Ainsi ceux qui s’époumonent aujourd’hui à dénoncer toute manœuvre s’apparentant à un « retour en arrière » ne désignent-ils qu’une seule possibilité: aller de l’avant avec les zélateurs du progrès en marche. Celui qui s’attarderait en terrasse d’un bistrot, devant un verre d’Anjou et une cigarette à la main avec l’idée de regagner ses pénates, commettrait dès lors une double faute. Car l’idée sous-jacente c’est aussi que le stationnement dans le présent est une erreur morale et que tout projet d’aller buller vers l’arrière, voire dans les coulisses de l’arrière, est un péché contre une époque unidirectionnelle. Les personnes concernées seraient même bonnes à enfermer dans des bocaux de formol comme l’a souligné un jour avec une aménité toute relative le principal édile de Paris.

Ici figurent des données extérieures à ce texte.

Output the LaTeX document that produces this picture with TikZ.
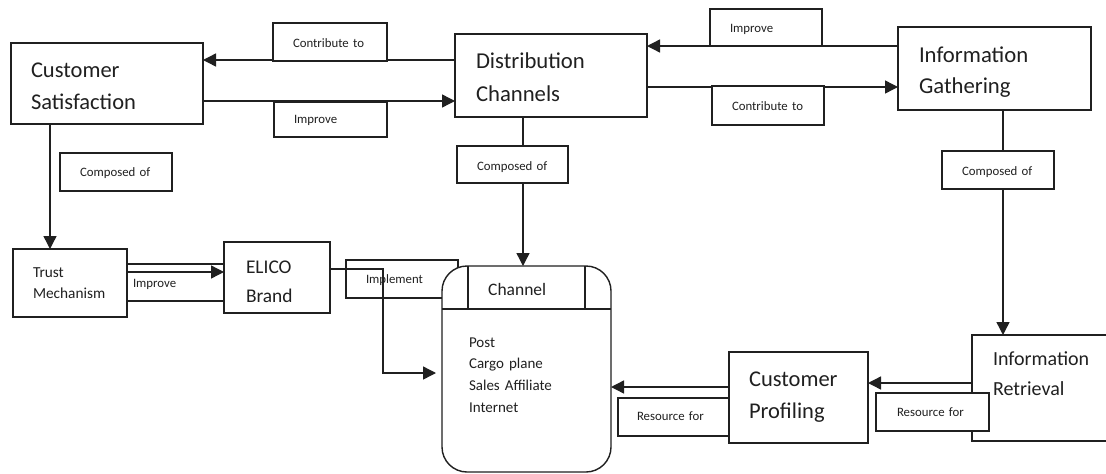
\documentclass[tikz,border=0pt]{standalone}
\usepackage{fontspec}
\setmainfont{Carlito}
\usetikzlibrary{arrows.meta}
\definecolor{ink}{HTML}{202020}

\begin{document}
\begin{tikzpicture}[x=1pt,y=-1pt,
  every node/.style={text=ink},
  box/.style={draw=ink, line width=1.4pt, fill=white, anchor=north west,
    align=left, inner ysep=0pt, outer sep=0pt},
  tag/.style={box, inner xsep=0pt, font=\fontsize{12.8}{15}\selectfont},
  lead/.style={execute at begin node={\hspace*{#1}}},
  link/.style={draw=ink, line width=1.4pt},
  arr/.style={link, -{Triangle[length=13pt,width=13pt]}},
]
\useasboundingbox (0,0) rectangle (1106,474);

% labels that sit underneath other shapes
\node[tag, fill=white, text width=97pt, lead=6pt, text height=23pt, text depth=14pt] (tIT) at (127,264) {Improve};
\node[tag, fill=none, text width=112pt, lead=20pt, text height=23pt, text depth=15pt] (tIM) at (346,260) {Implement};

% main concept boxes
\node[box, font=\fontsize{22.5}{32}\selectfont, text width=152pt, inner xsep=20pt,
      text height=34pt, text depth=47pt] (cs) at (11,43) {Customer\\Satisfaction};
\node[box, font=\fontsize{22.7}{33}\selectfont, text width=150pt, inner xsep=21pt,
      text height=34pt, text depth=49pt] (dc) at (455,34) {Distribution\\Channels};
\node[box, font=\fontsize{22.7}{31}\selectfont, text width=151pt, inner xsep=21pt,
      text height=35pt, text depth=48pt] (ig) at (898,27) {Information\\Gathering};
\node[box, font=\fontsize{15.3}{21}\selectfont, text width=74pt, inner xsep=20pt,
      text height=28pt, text depth=40pt] (tm) at (13,249) {Trust\\Mechanism};
\node[box, font=\fontsize{19.4}{29}\selectfont, text width=62pt, inner xsep=22pt,
      text height=31pt, text depth=40pt] (eb) at (224,242) {ELICO\\Brand};
\node[box, rounded corners=25pt, font=\fontsize{15}{21.7}\selectfont, text width=115pt, inner xsep=27pt,
      text height=81pt, text depth=125pt] (ch) at (442,266) {Post\\Cargo plane\\Sales Affiliate\\Internet};
\node[box, font=\fontsize{22.5}{32}\selectfont, text width=99pt, inner xsep=20pt,
      text height=34pt, text depth=57pt] (cp) at (729,352) {Customer\\Profiling};
\node[box, font=\fontsize{20}{30}\selectfont, text width=103pt, inner xsep=21pt,
      text height=30pt, text depth=76pt] (ir) at (972,335) {Information\\Retrieval};

% header band of the channel store
\draw[link] (ch.west |- 0,309) -- (ch.east |- 0,309);
\draw[link] (ch.north -| 468,0) -- (468,309);
\draw[link] (ch.north -| 585,0) -- (585,309);
\node[anchor=base west, inner sep=0pt, font=\fontsize{17.5}{20}\selectfont] (chh) at (488,295) {Channel};

% connectors
\coordinate (bend) at (383,373);
\draw[arr] (dc.west |- 0,60) -- (cs.east |- 0,60);
\draw[arr] (cs.east |- 0,101) -- (dc.west |- 0,101);
\draw[arr] (ig.west |- 0,46) -- (dc.east |- 0,46);
\draw[arr] (dc.east |- 0,87) -- (ig.west |- 0,87);
\draw[arr] (cs.south -| 50,0) -- (tm.north -| 50,0);
\draw[arr] (dc.south -| 523,0) -- (ch.north -| 523,0);
\draw[arr] (ig.south -| 1003,0) -- (ir.north -| 1003,0);
\draw[arr] (tm.east |- 0,272) -- (eb.west |- 0,272);
\draw[arr, shorten >=6pt] (eb.east |- 0,269) -| (bend) -- (ch.west |- bend);
\draw[arr] (cp.west |- 0,387) -- (ch.east |- 0,387);
\draw[arr] (ir.west |- 0,383) -- (cp.east |- 0,383);

% relation labels
\node[tag, text width=114pt, lead=20pt, text height=24pt, text depth=14pt] (tCL) at (273,23) {Contribute to};
\node[tag, text width=113pt, lead=20pt, text height=21pt, text depth=14pt] (tIL) at (274,102) {Improve};
\node[tag, text width=112pt, lead=20pt, text height=23pt, text depth=14pt] (tIR) at (710,9) {Improve};
\node[tag, text width=112pt, lead=20pt, text height=24pt, text depth=15pt] (tCR) at (712,86) {Contribute to};
\node[tag, text width=111pt, lead=20pt, text height=24pt, text depth=13pt] (tCD) at (457,146) {Composed of};
\node[tag, text width=112pt, lead=20pt, text height=24pt, text depth=14pt] (tCG) at (942,151) {Composed of};
\node[tag, text width=112pt, lead=20pt, text height=23pt, text depth=15pt] (tCS) at (60,153) {Composed of};
\node[tag, text width=111pt, lead=19pt, text height=22pt, text depth=16pt] (tRL) at (618,398) {Resource for};
\node[tag, text width=113pt, lead=21pt, text height=23pt, text depth=15pt] (tRR) at (876,393) {Resource for};
\end{tikzpicture}
\end{document}
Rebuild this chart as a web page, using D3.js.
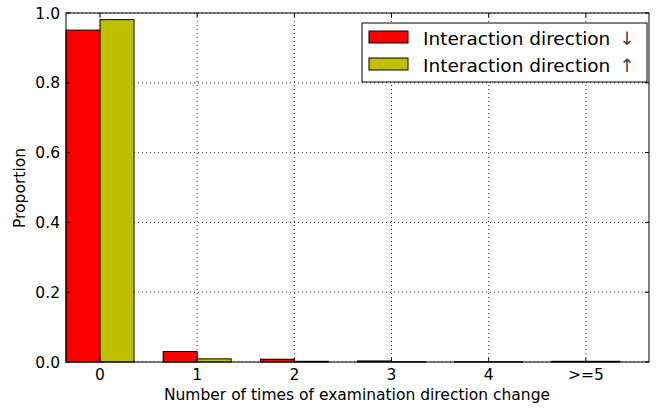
<!DOCTYPE html>
<html><head><meta charset="utf-8">
<script src="https://cdn.jsdelivr.net/npm/d3@7"></script>
<style>body{margin:0;background:#fff;} text{font-family:"DejaVu Sans",sans-serif;}</style>
</head><body>
<svg id="c" width="663" height="409"></svg>
<script>
const categories = ["0","1","2","3","4",">=5"];
const seriesNames = ["Interaction direction","Interaction direction"];
const seriesArrows = ["\u2193","\u2191"];
const downValues = [0.951, 0.030, 0.008, 0.003, 0.001, 0.002];
const upValues = [0.981, 0.009, 0.002, 0.001, 0.001, 0.002];
const yTicks = [0.0, 0.2, 0.4, 0.6, 0.8, 1.0];
const colors = ["#ff0000", "#bfbf00"];

const svg = d3.select("#c");
const L = 66, R = 649, T = 13, B = 362;
const x = d3.scaleLinear().domain([-0.35, 5.65]).range([L, R]);
const y = d3.scaleLinear().domain([0, 1]).range([B, T]);
const bw = 0.35;

// grid
const g = svg.append("g");
categories.forEach((c, i) => {
  g.append("line").attr("x1", x(i)).attr("x2", x(i)).attr("y1", T).attr("y2", B)
    .attr("stroke", "#000").attr("stroke-width", 0.8).attr("stroke-dasharray", "1,3");
});
yTicks.forEach(t => {
  g.append("line").attr("x1", L).attr("x2", R).attr("y1", y(t)).attr("y2", y(t))
    .attr("stroke", "#000").attr("stroke-width", 0.8).attr("stroke-dasharray", "1,3");
});

// bars
[downValues, upValues].forEach((vals, s) => {
  svg.append("g").selectAll("rect").data(vals).join("rect")
    .attr("x", (d, i) => x(i - bw + s * bw))
    .attr("width", x(bw) - x(0))
    .attr("y", d => y(d))
    .attr("height", d => y(0) - y(d))
    .attr("fill", colors[s]).attr("stroke", "#000").attr("stroke-width", 1);
});

// frame
svg.append("rect").attr("x", L).attr("y", T).attr("width", R - L).attr("height", B - T)
  .attr("fill", "none").attr("stroke", "#000").attr("stroke-width", 1);

// ticks (inward)
const tk = svg.append("g").attr("stroke", "#000").attr("stroke-width", 1);
categories.forEach((c, i) => {
  tk.append("line").attr("x1", x(i)).attr("x2", x(i)).attr("y1", B).attr("y2", B - 4);
  tk.append("line").attr("x1", x(i)).attr("x2", x(i)).attr("y1", T).attr("y2", T + 4);
});
yTicks.forEach(t => {
  tk.append("line").attr("x1", L).attr("x2", L + 4).attr("y1", y(t)).attr("y2", y(t));
  tk.append("line").attr("x1", R).attr("x2", R - 4).attr("y1", y(t)).attr("y2", y(t));
});

// tick labels
svg.append("g").selectAll("text").data(categories).join("text")
  .attr("x", (d, i) => x(i)).attr("y", B + 18).attr("text-anchor", "middle")
  .attr("font-size", 15.5).text(d => d);
svg.append("g").selectAll("text").data(yTicks).join("text")
  .attr("x", L - 6).attr("y", d => y(d) + 5.5).attr("text-anchor", "end")
  .attr("font-size", 15.5).text(d => d.toFixed(1));

// axis labels
svg.append("text").attr("x", 357).attr("y", 400).attr("text-anchor", "middle")
  .attr("font-size", 15.5).text("Number of times of examination direction change");
svg.append("text").attr("transform", `translate(25,188) rotate(-90)`)
  .attr("text-anchor", "middle").attr("font-size", 15.5).text("Proportion");

// legend
const lg = svg.append("g");
lg.append("rect").attr("x", 362).attr("y", 23).attr("width", 285).attr("height", 59)
  .attr("fill", "#fff").attr("stroke", "#000").attr("stroke-width", 1);
seriesNames.forEach((n, i) => {
  lg.append("rect").attr("x", 369).attr("y", 31 + i * 27).attr("width", 39).attr("height", 12)
    .attr("fill", colors[i]).attr("stroke", "#000").attr("stroke-width", 1);
  lg.append("text").attr("x", 423).attr("y", 45 + i * 27).attr("font-size", 18.5).text(n);
  lg.append("text").attr("x", 627).attr("y", 45 + i * 27).attr("font-size", 18.5)
    .attr("text-anchor", "middle").attr("fill", "#444").attr("font-family", "Liberation Sans").text(seriesArrows[i]);
});
</script>
</body></html>
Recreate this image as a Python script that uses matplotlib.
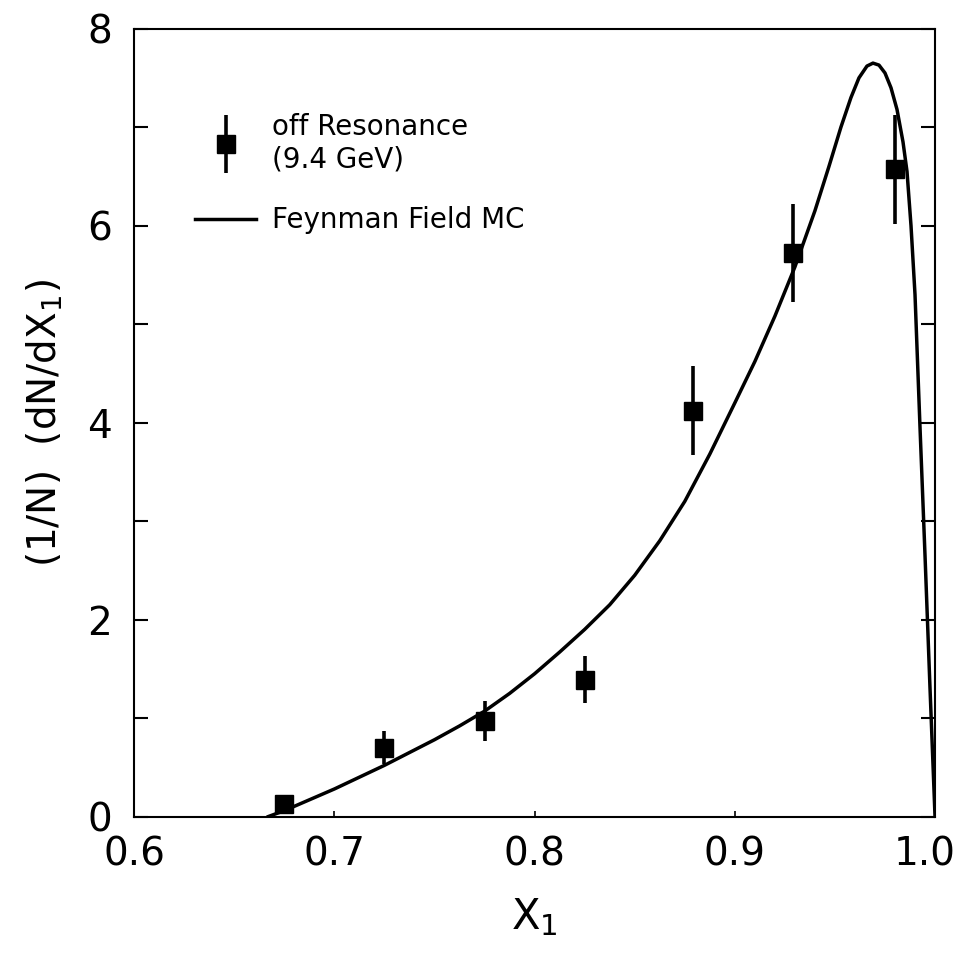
import matplotlib
matplotlib.use("Agg")
import matplotlib.pyplot as plt
import matplotlib.transforms as mtransforms
from matplotlib.container import ErrorbarContainer
from matplotlib.legend_handler import HandlerErrorbar

# data points: off resonance (9.4 GeV)
x_data = [0.675, 0.725, 0.775, 0.825, 0.879, 0.929, 0.980]
y_data = [0.13, 0.70, 0.97, 1.39, 4.12, 5.72, 6.57]
y_err = [0.08, 0.17, 0.20, 0.24, 0.45, 0.50, 0.55]

# Feynman Field MC curve
x_mc = [0.667, 0.675, 0.6875, 0.70, 0.7125, 0.725, 0.7375, 0.75, 0.7625,
        0.775, 0.7875, 0.80, 0.8125, 0.825, 0.8375, 0.85, 0.8625, 0.875,
        0.8875, 0.90, 0.91, 0.92, 0.93, 0.94, 0.947, 0.953, 0.958, 0.962,
        0.966, 0.969, 0.972, 0.975, 0.978, 0.981, 0.984, 0.986, 0.988,
        0.990, 0.9925, 0.995, 0.9975, 1.0]
y_mc = [0.0, 0.06, 0.17, 0.28, 0.40, 0.52, 0.65, 0.78, 0.92,
        1.07, 1.25, 1.45, 1.67, 1.90, 2.15, 2.45, 2.80, 3.20,
        3.68, 4.20, 4.62, 5.08, 5.58, 6.15, 6.60, 7.00, 7.30, 7.50,
        7.62, 7.65, 7.63, 7.55, 7.40, 7.18, 6.85, 6.55, 6.00,
        5.30, 3.95, 2.65, 1.30, 0.0]

plt.rcParams['font.family'] = ['DejaVu Sans']

fig = plt.figure(figsize=(9.59, 9.55), dpi=100)
ax = fig.add_axes([0.14, 0.145, 0.835, 0.825])

eb = ax.errorbar(x_data, y_data, yerr=y_err, fmt='s', color='black',
                 markersize=13, elinewidth=2.6, capsize=0,
                 label='off Resonance\n(9.4 GeV)')
mc, = ax.plot(x_mc, y_mc, color='black', linewidth=2.5,
              label='Feynman Field MC')

ax.set_xlim(0.6, 1.0)
ax.set_ylim(0, 8)
ax.set_xticks([0.6, 0.7, 0.8, 0.9, 1.0])
ax.set_xticklabels(['0.6', '0.7', '0.8', '0.9', '1.0'])
ax.set_yticks(range(0, 9, 2))
ax.set_yticks(range(0, 9), minor=True)
ax.tick_params(axis='y', which='both', direction='in', right=True,
               length=10, width=1.5, labelsize=28, pad=16)
ax.tick_params(axis='x', direction='in', length=4, width=1.2,
               labelsize=28, pad=14)
for s in ax.spines.values():
    s.set_linewidth(1.5)

# last x label sits a little inside the frame, as in the scan
last = ax.get_xticklabels()[-1]
last.set_transform(last.get_transform() +
                   mtransforms.ScaledTranslation(-0.1, 0, fig.dpi_scale_trans))

ax.set_xlabel('X$_1$', fontsize=30, labelpad=16)
ax.set_ylabel('(1/N)  (dN/dX$_1$)', fontsize=28, labelpad=16)

ax.legend([eb, mc], ['off Resonance\n(9.4 GeV)', 'Feynman Field MC'],
          loc='upper left', bbox_to_anchor=(0.045, 0.925), frameon=False,
          fontsize=20, handlelength=2.2, handletextpad=0.55,
          labelspacing=1.2, numpoints=1,
          handler_map={ErrorbarContainer: HandlerErrorbar(yerr_size=1.05)})

fig.savefig('out.png', dpi=100)
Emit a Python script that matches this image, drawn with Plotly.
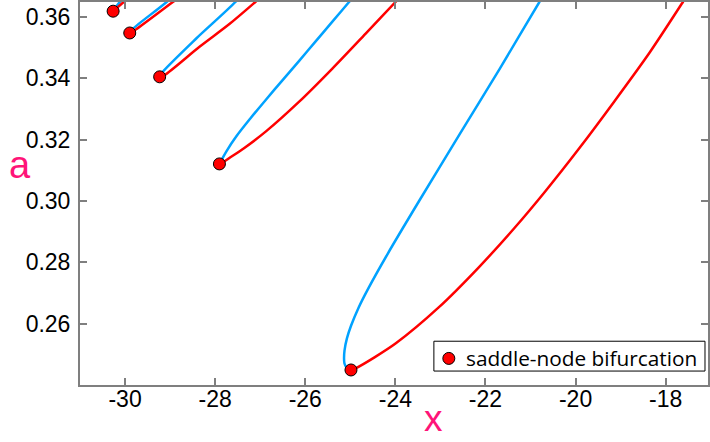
import plotly.graph_objects as go

# Saddle-node bifurcation points (x, a)
sn_x = [-24.985, -27.905, -29.232, -29.896, -30.265]
sn_y = [0.2449, 0.3121, 0.3405, 0.3548, 0.3619]

# Upper (blue) branches emanating from each saddle-node point
blue_1_x = [-24.985, -25.088, -25.131, -25.139, -25.128, -25.075, -24.982, -24.814, -24.626, -24.170, -23.473, -22.575, -21.684, -20.803, -20.398]
blue_1_y = [0.2449, 0.2458, 0.2471, 0.2487, 0.2513, 0.2552, 0.2594, 0.2653, 0.2708, 0.2828, 0.3000, 0.3217, 0.3431, 0.3649, 0.3746]
blue_2_x = [-27.905, -27.838, -27.750, -27.529, -27.219, -26.887, -26.493, -26.135, -25.779, -25.403, -25.027, -24.462]
blue_2_y = [0.3121, 0.3139, 0.3162, 0.3211, 0.3269, 0.3328, 0.3396, 0.3457, 0.3519, 0.3584, 0.3649, 0.3746]
blue_3_x = [-29.232, -29.195, -28.420, -27.551, -26.98]
blue_3_y = [0.3405, 0.3416, 0.3530, 0.3649, 0.3746]
blue_4_x = [-29.896, -29.823, -29.077, -28.35]
blue_4_y = [0.3548, 0.3562, 0.3649, 0.3746]
blue_5_x = [-30.265, -30.117, -29.45]
blue_5_y = [0.3619, 0.3649, 0.3746]

# Lower (red) branches
red_1_x = [-24.985, -24.874, -24.454, -23.989, -23.038, -22.153, -21.356, -20.670, -19.918, -19.144, -18.347, -17.617, -17.197]
red_1_y = [0.2449, 0.2455, 0.2491, 0.2536, 0.2653, 0.2783, 0.2912, 0.3032, 0.3172, 0.3324, 0.3486, 0.3649, 0.3746]
red_2_x = [-27.905, -27.794, -27.684, -27.352, -26.872, -26.135, -25.398, -24.659, -23.996, -23.369]
red_2_y = [0.3121, 0.3129, 0.3140, 0.3173, 0.3227, 0.3324, 0.3432, 0.3546, 0.3649, 0.3746]
red_3_x = [-29.232, -29.122, -28.347, -27.684, -27.108, -26.36]
red_3_y = [0.3405, 0.3411, 0.3503, 0.3577, 0.3649, 0.3746]
red_4_x = [-29.896, -29.785, -28.938, -28.02]
red_4_y = [0.3548, 0.3557, 0.3649, 0.3746]
red_5_x = [-30.265, -30.03, -29.23]
red_5_y = [0.3619, 0.3649, 0.3746]

x_ticks = [-30, -28, -26, -24, -22, -20, -18]
x_tick_text = ["-30", "-28", "-26", "-24", "-22", "-20", "-18"]
y_ticks = [0.24, 0.26, 0.28, 0.30, 0.32, 0.34, 0.36]
y_tick_text = ["", "0.26", "0.28", "0.30", "0.32", "0.34", "0.36"]

legend_label = "saddle-node bifurcation"

BLUE = "#00A2FF"
RED = "#FF0000"
PINK = "#FF1478"
AXIS = "#7f7f7f"
FONT = "Liberation Sans, Arial, sans-serif"

fig = go.Figure()

blues = [(blue_1_x, blue_1_y), (blue_2_x, blue_2_y), (blue_3_x, blue_3_y),
         (blue_4_x, blue_4_y), (blue_5_x, blue_5_y)]
reds = [(red_1_x, red_1_y), (red_2_x, red_2_y), (red_3_x, red_3_y),
        (red_4_x, red_4_y), (red_5_x, red_5_y)]

for bx, by in blues:
    fig.add_trace(go.Scatter(x=bx, y=by, mode="lines",
                             line=dict(color=BLUE, width=2.5, shape="spline", smoothing=0.8),
                             showlegend=False, hoverinfo="skip"))
for rx, ry in reds:
    fig.add_trace(go.Scatter(x=rx, y=ry, mode="lines",
                             line=dict(color=RED, width=2.5, shape="spline", smoothing=0.8),
                             showlegend=False, hoverinfo="skip"))

fig.add_trace(go.Scatter(
    x=sn_x, y=sn_y, mode="markers", name=legend_label, showlegend=False,
    marker=dict(color=RED, size=12, line=dict(color="black", width=1)),
))

axis_common = dict(
    showgrid=False, zeroline=False, showline=True, linecolor=AXIS, linewidth=2,
    mirror="ticks", ticks="inside", ticklen=7, tickwidth=1.5, tickcolor=AXIS,
    tickfont=dict(family=FONT, size=23, color="black"),
)

fig.update_xaxes(range=[-31.0, -17.06], tickvals=x_ticks, ticktext=x_tick_text,
                 ticklabelstandoff=-8, **axis_common)
fig.update_yaxes(range=[0.24, 0.3649], tickvals=y_ticks, ticktext=y_tick_text,
                 ticklabelstandoff=3, **axis_common)

# Axis names
fig.add_annotation(text="a", xref="paper", yref="paper", x=-0.0952, y=0.574,
                   showarrow=False, xanchor="center", yanchor="middle",
                   font=dict(family=FONT, size=38, color=PINK))
fig.add_annotation(text="x", xref="paper", yref="paper", x=0.5635, y=-0.088,
                   showarrow=False, xanchor="center", yanchor="middle",
                   font=dict(family=FONT, size=37, color=PINK))

# Compact key box in the lower-right corner
fig.add_shape(type="rect", xref="paper", yref="paper", x0=0.5635, x1=0.9952, y0=0.0364, y1=0.1143,
              line=dict(color="black", width=1), fillcolor="white", layer="above")
fig.add_shape(type="circle", xref="paper", yref="paper", xsizemode="pixel", ysizemode="pixel",
              xanchor=0.5873, yanchor=0.0694, x0=-6, x1=6, y0=-6, y1=6,
              line=dict(color="black", width=1), fillcolor=RED, layer="above")
fig.add_annotation(text=legend_label, xref="paper", yref="paper", x=0.6115, y=0.0705,
                   showarrow=False, xanchor="left", yanchor="middle",
                   font=dict(family="Open Sans, sans-serif", size=20.8, color="black"))

fig.update_layout(
    width=710, height=442,
    margin=dict(l=80, r=0, t=0, b=57),
    plot_bgcolor="white", paper_bgcolor="white",
    showlegend=False,
)

fig.write_html("out.html")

Dans un « Taxi pour Tobrouk », Audiard avait fait dire à un des protagonistes que deux « cons qui marchent » iraient toujours plus loin que « deux intellectuels assis ». Comme quoi il faut également se méfier des formules et encore plus du préjugé contre les formules. Mais le pléonasme quant à lui ne sera jamais un progrès pour la langue, c’est un point acquis. Comme les écrevisses il marche à reculons. Et pour ceux qui ont tenu bon jusqu’au bout de ce billet d’humeur, il faut savoir en outre que le pléonasme s’apparente à la périssologie, soit, selon le Robert Culturel, « une manière de répéter inutilement une idée déjà énoncée ». C’est pourquoi il est temps de conclure.
PHB
Un regal!
formidablement formidable 🙂
Merci, merci, une fois de plus!
Quel beau billet pour commencer la semaine avec le sourire. Merci, Philippe!
Superbe exercice de style Merci Philippe
Tout pareil ! C’est bon de se sentir moins seul.
Et de préciser à mes étudiants qui du coup, eux, se sentent perdus, qu’on ne traduit pas « flash back » par « retour en a… » mais éventuellement par « effet retour », un peu comme l’ « effet rétro » au billard.